Vodafone Plc has earmarked an additional investment of Rs 7,000 crore in India primarily to upgrade its mobile data network and buy fresh spectrum.

This is on top of the Rs 10,141-crore investment announced by the company to increase its stake in the Indian venture from 64 per cent to 100 per cent.

The fresh funding is part of a global initiative, called Project Spring, under which Vodafone Plc has set aside about Rs 70,000 crore to upgrade its network capabilities in different countries.

The British telecom major is funding this project with the $130 billion it received from selling its stake in US mobile operator Verizon Wireless.

Speaking to Business Line , Colman Deegan, Chief Financial Officer, Vodafone India, said: “The Vodafone Group realises the importance of the Indian market and has given us 10 per cent of the total fund under Project Spring, so that we can grow.” The Indian operation is now the third most important for Vodafone Group globally in terms of revenue.

Network rollout

Vodafone India invests between Rs 4,000 crore and Rs 5,000 crore every year on network rollouts. The fresh funding would mean that the company will be able to increase its capital expenditure by 30-40 per cent.

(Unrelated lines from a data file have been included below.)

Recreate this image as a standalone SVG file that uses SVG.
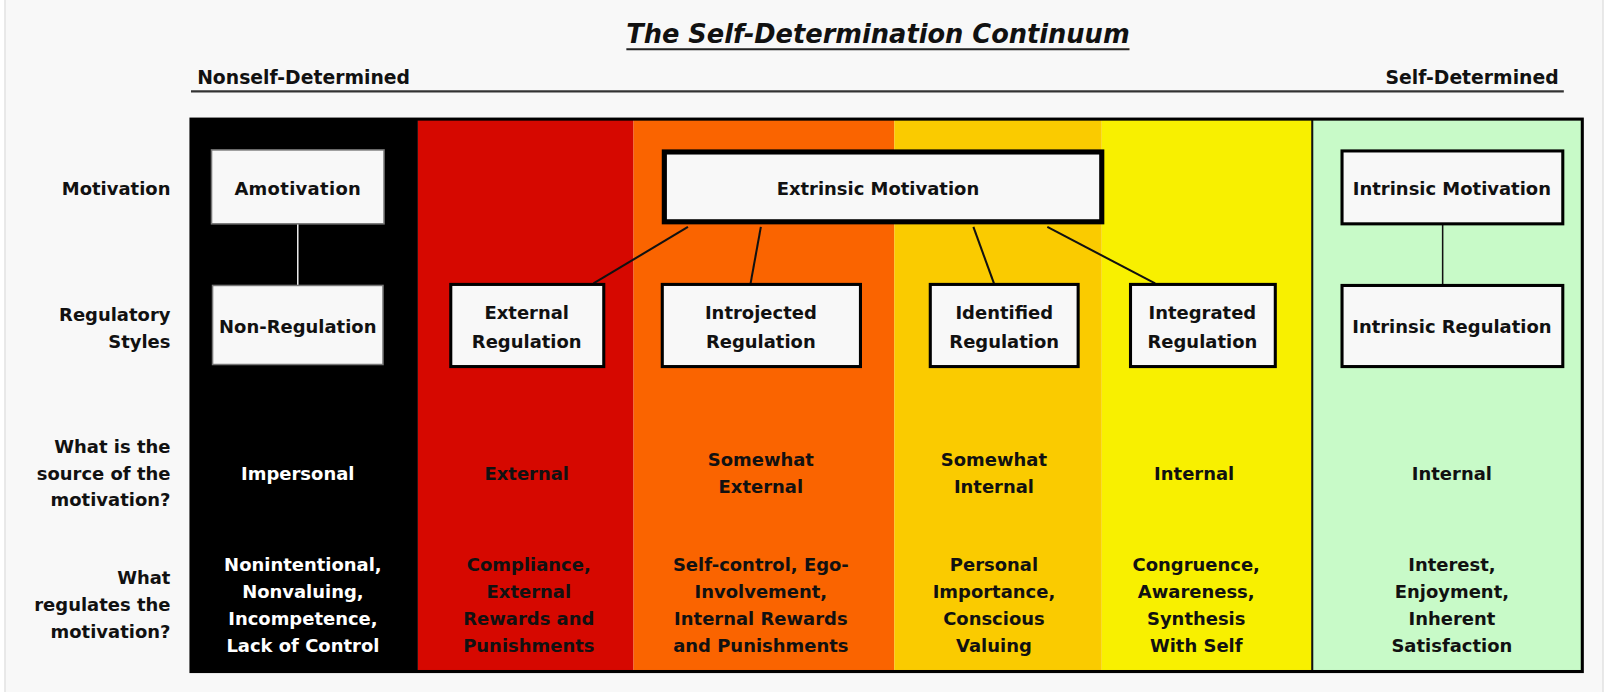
<svg xmlns="http://www.w3.org/2000/svg" width="1610" height="692" viewBox="0 0 1610 692">
<style>
text{font-family:"DejaVu Sans","Verdana",sans-serif;font-weight:bold;font-size:17.5px;fill:#111}
.lbl{text-anchor:end}
.c{text-anchor:middle}
.w{fill:#ffffff}
.hd{font-size:18.3px}
.box{fill:#f8f8f8;stroke:#000;stroke-width:3}
.boxb{fill:#f8f8f8;stroke:#777;stroke-width:1.5}
.title{font-size:25px;font-style:italic;text-anchor:middle}
.conn{stroke:#111;stroke-width:2;fill:none}
</style>
<rect x="0" y="0" width="1610" height="692" fill="#ffffff"/>
<rect x="5" y="-2" width="1598" height="696" fill="#f8f8f8" stroke="#e2e2e2" stroke-width="1.5"/>

<g transform="scale(1.0268)">
<g id="header">
<text class="title" x="855" y="42">The Self-Determination Continuum</text>
<line x1="610" y1="48" x2="1100" y2="48" stroke="#222" stroke-width="2"/>
<text class="hd" x="192" y="82">Nonself-Determined</text>
<text class="hd" x="1518" y="82" text-anchor="end">Self-Determined</text>
<line x1="186" y1="89" x2="1523" y2="89" stroke="#333" stroke-width="2"/>
</g>

<g id="columns">
<rect x="186" y="116" width="221" height="538" fill="#000000"/>
<rect x="407" y="116" width="210" height="538" fill="#d60800"/>
<rect x="617" y="116" width="254" height="538" fill="#fa6400"/>
<rect x="871" y="116" width="202" height="538" fill="#facb00"/>
<rect x="1073" y="116" width="205" height="538" fill="#f8f000"/>
<rect x="1278" y="116" width="263" height="538" fill="#c8fac8"/>
<line x1="1278" y1="116" x2="1278" y2="654" stroke="#111" stroke-width="2"/>
<rect x="186" y="116" width="1355" height="538" fill="none" stroke="#000" stroke-width="3"/>
</g>

<g id="row-labels">
<text class="lbl" x="166" y="190">Motivation</text>
<text class="lbl" x="166" y="313">Regulatory</text>
<text class="lbl" x="166" y="339">Styles</text>
<text class="lbl" x="166" y="441">What is the</text>
<text class="lbl" x="166" y="467">source of the</text>
<text class="lbl" x="166" y="493">motivation?</text>
<text class="lbl" x="166" y="569">What</text>
<text class="lbl" x="166" y="595">regulates the</text>
<text class="lbl" x="166" y="621">motivation?</text>
</g>

<g id="connectors">
<line x1="290" y1="218" x2="290" y2="278" stroke="#e8e8e8" stroke-width="1.5"/>
<line class="conn" x1="670" y1="221" x2="578" y2="276"/>
<line class="conn" x1="741" y1="221" x2="731" y2="276"/>
<line class="conn" x1="948" y1="221" x2="968" y2="276"/>
<line class="conn" x1="1020" y1="221" x2="1125" y2="276"/>
<line x1="1405" y1="218" x2="1405" y2="278" stroke="#111" stroke-width="1.5"/>
</g>

<g id="amotivation">
<rect class="boxb" x="206" y="146" width="168" height="72"/>
<text class="c" x="290" y="190" letter-spacing="0.3">Amotivation</text>
</g>
<g id="non-regulation">
<rect class="boxb" x="207" y="278" width="166" height="77"/>
<text class="c" x="290" y="324">Non-Regulation</text>
</g>
<g id="extrinsic-motivation">
<rect x="647" y="148" width="426" height="68" fill="#f8f8f8" stroke="#000" stroke-width="5"/>
<text class="c" x="855" y="190">Extrinsic Motivation</text>
</g>
<g id="external-regulation">
<rect class="box" x="439" y="277" width="149" height="80"/>
<text class="c" x="513" y="311">External</text>
<text class="c" x="513" y="339">Regulation</text>
</g>
<g id="introjected-regulation">
<rect class="box" x="645" y="277" width="193" height="80"/>
<text class="c" x="741" y="311">Introjected</text>
<text class="c" x="741" y="339">Regulation</text>
</g>
<g id="identified-regulation">
<rect class="box" x="906" y="277" width="144" height="80"/>
<text class="c" x="978" y="311">Identified</text>
<text class="c" x="978" y="339">Regulation</text>
</g>
<g id="integrated-regulation">
<rect class="box" x="1101" y="277" width="141" height="80"/>
<text class="c" x="1171" y="311">Integrated</text>
<text class="c" x="1171" y="339">Regulation</text>
</g>
<g id="intrinsic-motivation">
<rect class="box" x="1307" y="147" width="215" height="71"/>
<text class="c" x="1414" y="190">Intrinsic Motivation</text>
</g>
<g id="intrinsic-regulation">
<rect class="box" x="1307" y="278" width="215" height="79"/>
<text class="c" x="1414" y="324">Intrinsic Regulation</text>
</g>

<g id="source-row">
<text class="c w" x="290" y="467">Impersonal</text>
<text class="c" x="513" y="467">External</text>
<text class="c" x="741" y="454">Somewhat</text>
<text class="c" x="741" y="480">External</text>
<text class="c" x="968" y="454">Somewhat</text>
<text class="c" x="968" y="480">Internal</text>
<text class="c" x="1163" y="467">Internal</text>
<text class="c" x="1414" y="467">Internal</text>
</g>

<g id="regulates-row">
<text class="c w" x="295" y="556">Nonintentional,</text>
<text class="c w" x="295" y="582">Nonvaluing,</text>
<text class="c w" x="295" y="609">Incompetence,</text>
<text class="c w" x="295" y="635">Lack of Control</text>
<text class="c" x="515" y="556">Compliance,</text>
<text class="c" x="515" y="582">External</text>
<text class="c" x="515" y="609">Rewards and</text>
<text class="c" x="515" y="635">Punishments</text>
<text class="c" x="741" y="556">Self-control, Ego-</text>
<text class="c" x="741" y="582">Involvement,</text>
<text class="c" x="741" y="609">Internal Rewards</text>
<text class="c" x="741" y="635">and Punishments</text>
<text class="c" x="968" y="556">Personal</text>
<text class="c" x="968" y="582">Importance,</text>
<text class="c" x="968" y="609">Conscious</text>
<text class="c" x="968" y="635">Valuing</text>
<text class="c" x="1165" y="556">Congruence,</text>
<text class="c" x="1165" y="582">Awareness,</text>
<text class="c" x="1165" y="609">Synthesis</text>
<text class="c" x="1165" y="635">With Self</text>
<text class="c" x="1414" y="556">Interest,</text>
<text class="c" x="1414" y="582">Enjoyment,</text>
<text class="c" x="1414" y="609">Inherent</text>
<text class="c" x="1414" y="635">Satisfaction</text>
</g>
</g>
</svg>
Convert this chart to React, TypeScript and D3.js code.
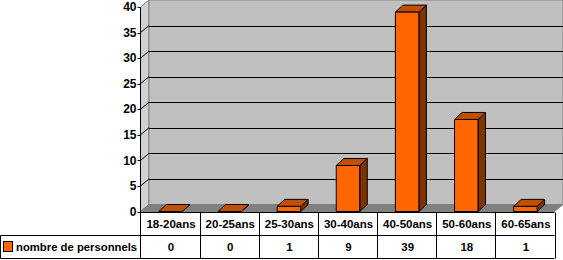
import React from "react";
import * as d3 from "d3";

const categories = ["18-20ans", "20-25ans", "25-30ans", "30-40ans", "40-50ans", "50-60ans", "60-65ans"];
const values = [0, 0, 1, 9, 39, 18, 1];
const seriesName = "nombre de personnels";
const yTicks = [0, 5, 10, 15, 20, 25, 30, 35, 40];

const W = 563;
const H = 260;
const FRONT_L = 140.5;
const FRONT_R = 554.5;
const Y0 = 211.5;
const YTOP = 7;
const WDX = 8.5;
const WDY = -7;
const BDX = 7.5;
const BDY = -7;
const BAR_W = 23.5;
const ROW1 = 212.5;
const ROW2 = 235.5;
const ROW3 = 258.5;
const FONT = "'Liberation Sans', Arial, Helvetica, sans-serif";

export default function App() {
  const x = d3.scaleBand<string>().domain(categories).range([FRONT_L, FRONT_R]).padding(0);
  const y = d3.scaleLinear().domain([0, 40]).range([Y0, YTOP]);
  const bw = x.bandwidth();

  const pts = (arr: number[][]) => arr.map((p) => p.join(",")).join(" ");

  return (
    <svg width={W} height={H} style={{ position: "fixed", left: 0, top: 0, background: "#fff" }} fontFamily={FONT}>
      {/* side wall */}
      <polygon
        points={pts([[FRONT_L, y(40)], [FRONT_L + WDX, y(40) + WDY], [FRONT_L + WDX, Y0 + WDY], [FRONT_L, Y0]])}
        fill="#d0d0d0"
        stroke="#808080"
        strokeWidth={1}
      />
      {/* back wall */}
      <rect x={FRONT_L + WDX} y={y(40) + WDY} width={FRONT_R - FRONT_L} height={Y0 - y(40)} fill="#c0c0c0" stroke="#808080" strokeWidth={1} />
      {/* floor */}
      <polygon
        points={pts([[FRONT_L, Y0], [FRONT_L + WDX, Y0 + WDY], [FRONT_R + WDX, Y0 + WDY], [FRONT_R, Y0]])}
        fill="#808080"
        stroke="#808080"
        strokeWidth={1}
      />
      {/* gridlines */}
      {yTicks.filter((t) => t > 0 && t < 40).map((t) => (
        <g key={t}>
          <line x1={FRONT_L} y1={y(t)} x2={FRONT_L + WDX} y2={y(t) + WDY} stroke="#000" strokeWidth={1} />
          <line x1={FRONT_L + WDX} y1={Math.round(y(t) + WDY) + 0.5} x2={FRONT_R + WDX} y2={Math.round(y(t) + WDY) + 0.5} stroke="#000" strokeWidth={1} />
        </g>
      ))}
      {/* bars */}
      {categories.map((c, i) => {
        const cx = (x(c) as number) + bw / 2 + 0.5;
        const l = cx - BAR_W / 2;
        const r = cx + BAR_W / 2;
        const top = y(values[i]);
        return (
          <g key={c} stroke="#000" strokeWidth={1} strokeLinejoin="round">
            <polygon points={pts([[r, top], [r + BDX, top + BDY], [r + BDX, Y0 + BDY], [r, Y0]])} fill="#7f3300" />
            <polygon points={pts([[l, top], [l + BDX, top + BDY], [r + BDX, top + BDY], [r, top]])} fill="#c05000" />
            <rect x={l} y={top} width={BAR_W} height={Y0 - top} fill="#ff6600" />
          </g>
        );
      })}
      {/* y axis */}
      <line x1={FRONT_L} y1={y(40)} x2={FRONT_L} y2={ROW3} stroke="#000" strokeWidth={1} />
      {yTicks.map((t) => (
        <g key={"t" + t}>
          <line x1={FRONT_L - 3} y1={Math.round(y(t)) + 0.5} x2={FRONT_L} y2={Math.round(y(t)) + 0.5} stroke="#000" strokeWidth={1} />
          <text x={FRONT_L - 4} y={y(t)} dy="0.35em" textAnchor="end" fontSize={12} fontWeight="bold" fill="#000">
            {t}
          </text>
        </g>
      ))}
      {/* table */}
      <line x1={FRONT_L} y1={ROW1} x2={FRONT_R} y2={ROW1} stroke="#000" strokeWidth={1} />
      <line x1={0.5} y1={ROW2} x2={FRONT_R} y2={ROW2} stroke="#000" strokeWidth={1} />
      <line x1={0.5} y1={ROW3} x2={FRONT_R} y2={ROW3} stroke="#000" strokeWidth={1} />
      <line x1={0.5} y1={ROW2} x2={0.5} y2={ROW3} stroke="#000" strokeWidth={1} />
      {categories.map((c, i) => {
        const xr = Math.round((x(c) as number) + bw) + 0.5;
        const cx = (x(c) as number) + bw / 2;
        return (
          <g key={"c" + c}>
            <line x1={xr} y1={ROW1} x2={xr} y2={ROW3} stroke="#000" strokeWidth={1} />
            <text x={cx + 1} y={(ROW1 + ROW2) / 2} dy="0.36em" textAnchor="middle" fontSize={11.5} fontWeight="bold" fill="#000">
              {c}
            </text>
            <text x={cx + 1} y={(ROW2 + ROW3) / 2} dy="0.36em" textAnchor="middle" fontSize={11.5} fontWeight="bold" fill="#000">
              {values[i]}
            </text>
          </g>
        );
      })}
      <rect x={3.5} y={241.5} width={9} height={10} fill="#ff6600" stroke="#000" strokeWidth={1} />
      <text x={16} y={(ROW2 + ROW3) / 2} dy="0.36em" fontSize={11.3} fontWeight="bold" fill="#000">
        {seriesName}
      </text>
    </svg>
  );
}
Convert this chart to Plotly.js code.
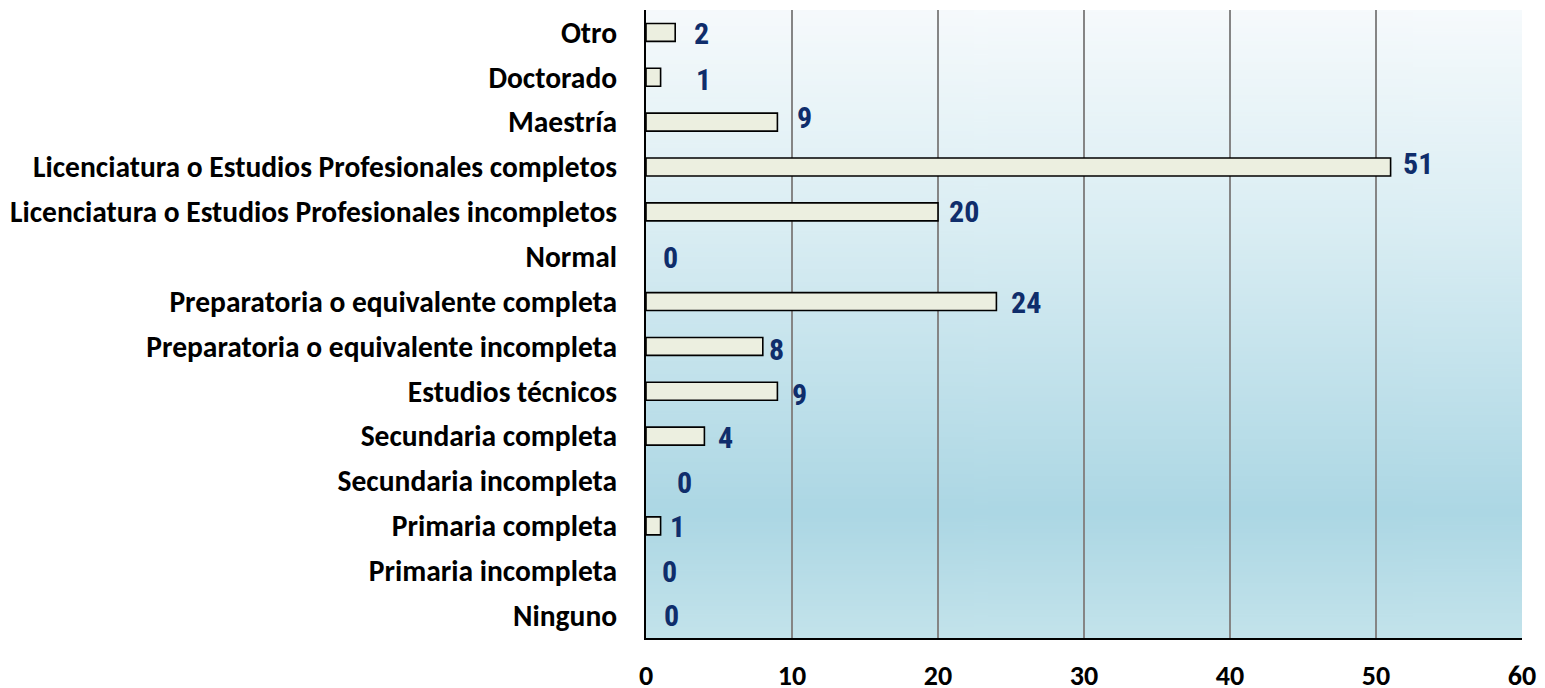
<!DOCTYPE html>
<html>
<head>
<meta charset="utf-8">
<script src="https://cdn.plot.ly/plotly-3.0.1.min.js"></script>
<style>
  html, body { margin: 0; padding: 0; background: #ffffff; }
  #chart { width: 1545px; height: 688px; }
  /* cifras de las barras en tipografía estrecha */
  #chart .annotation-text { font-stretch: condensed !important; }
</style>
</head>
<body>
<div id="chart"></div>
<script>
// Nivel de estudios: categorías de arriba hacia abajo
const categorias = [
  'Otro',
  'Doctorado',
  'Maestría',
  'Licenciatura o Estudios Profesionales completos',
  'Licenciatura o Estudios Profesionales incompletos',
  'Normal',
  'Preparatoria o equivalente completa',
  'Preparatoria o equivalente incompleta',
  'Estudios técnicos',
  'Secundaria completa',
  'Secundaria incompleta',
  'Primaria completa',
  'Primaria incompleta',
  'Ninguno'
];
const valores = [2, 1, 9, 51, 20, 0, 24, 8, 9, 4, 0, 1, 0, 0];
const ticksX = [0, 10, 20, 30, 40, 50, 60];

// Desplazamiento (px) de cada etiqueta de valor respecto al extremo de su barra
const desplazX = [16, 32, 17, 8, 7, 14, 11, 3, 12, 11, 28, 6, 13, 15];
const desplazY = [-1, -2, 5, 4, 0, -1, -1, -3, -3, -1, -1, -1, -1, 0];

const fuenteEjes = 'Carlito, Calibri, Lato, sans-serif';
const fuenteValores = 'Roboto, "Arial Narrow", sans-serif';

// Fondo degradado del área de trazado
function degradado() {
  const c = document.createElement('canvas');
  c.width = 4; c.height = 600;
  const g = c.getContext('2d');
  const lg = g.createLinearGradient(0, 0, 0, 600);
  lg.addColorStop(0.00, '#f6fafc');
  lg.addColorStop(0.35, '#d9edf3');
  lg.addColorStop(0.80, '#acd7e4');
  lg.addColorStop(1.00, '#c3e3eb');
  g.fillStyle = lg;
  g.fillRect(0, 0, 4, 600);
  return c.toDataURL('image/png');
}

const trazo = {
  type: 'bar',
  orientation: 'h',
  x: valores,
  y: categorias,
  marker: {
    color: '#ecefe0',
    line: { color: '#000000', width: valores.map(v => (v > 0 ? 1.6 : 0)) }
  },
  hoverinfo: 'skip'
};

const etiquetas = valores.map((v, i) => ({
  x: v,
  y: categorias[i],
  xref: 'x',
  yref: 'y',
  text: String(v),
  showarrow: false,
  xanchor: 'left',
  yanchor: 'middle',
  xshift: desplazX[i],
  yshift: desplazY[i],
  font: { family: fuenteValores, size: 30, color: '#0f2d6b', weight: 'bold', stretch: 'condensed' }
}));

const layout = {
  width: 1545,
  height: 688,
  margin: { l: 646, r: 23, t: 10, b: 50 },
  paper_bgcolor: '#ffffff',
  plot_bgcolor: 'rgba(0,0,0,0)',
  showlegend: false,
  bargap: 0.6,
  font: { family: fuenteEjes, color: '#000000' },
  xaxis: {
    range: [0, 60],
    tickvals: ticksX,
    ticktext: ticksX.map(String),
    showgrid: true,
    gridcolor: '#858585',
    gridwidth: 1.6,
    zeroline: false,
    showline: true,
    linecolor: '#000000',
    linewidth: 2,
    ticks: '',
    ticklabelstandoff: 11,
    tickfont: { family: fuenteEjes, size: 28, color: '#000000', weight: 'bold' },
    fixedrange: true
  },
  yaxis: {
    type: 'category',
    categoryorder: 'array',
    categoryarray: categorias,
    autorange: 'reversed',
    showgrid: false,
    zeroline: false,
    showline: true,
    linecolor: '#000000',
    linewidth: 2,
    ticks: '',
    ticklabelstandoff: 21,
    tickfont: { family: fuenteEjes, size: 29.5, color: '#000000', weight: 'bold' },
    fixedrange: true
  },
  annotations: etiquetas,
  images: [{
    source: degradado(),
    xref: 'paper', yref: 'paper',
    x: 0, y: 1, sizex: 1, sizey: 1,
    xanchor: 'left', yanchor: 'top',
    sizing: 'stretch',
    layer: 'below'
  }]
};

Plotly.newPlot('chart', [trazo], layout, { displayModeBar: false, staticPlot: true });
</script>
</body>
</html>
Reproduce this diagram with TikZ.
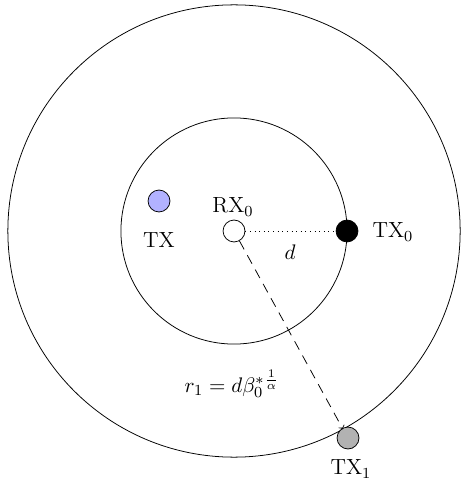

“The investment focus is on data and 3G. We need more 3G spectrum in areas where we don’t have airwaves. We still have catching up to do in existing markets in terms of rollouts. The market is there as data is growing multiple times,” said Deegan adding that the additional investment would be made over the next couple of years. Vodafone has invested a total of Rs 56,000 crore till date on spectrum and capital expenditure.

Vodafone India’s revenues have grown 13.5 per cent to Rs 18,480 crore during the first six months of the current fiscal. The company’s Ebitda has grown by 30.6 per cent to Rs 6,519 crore.

Marten Pieters, Managing Director and CEO, Vodafone India, said that the revenue growth has been due to uptake of data services, marginal increase in tariffs and rational acquisition of subscribers.

He, however, expressed concern over the decision by the Telecom Commission to increase the reserve price for the next round of auctions.

“The TRAI report was very good. You start an auction at a lower level and not where you end. Now the price set by the Commission is at a level where you cannot expect too much competition,” said Pieters.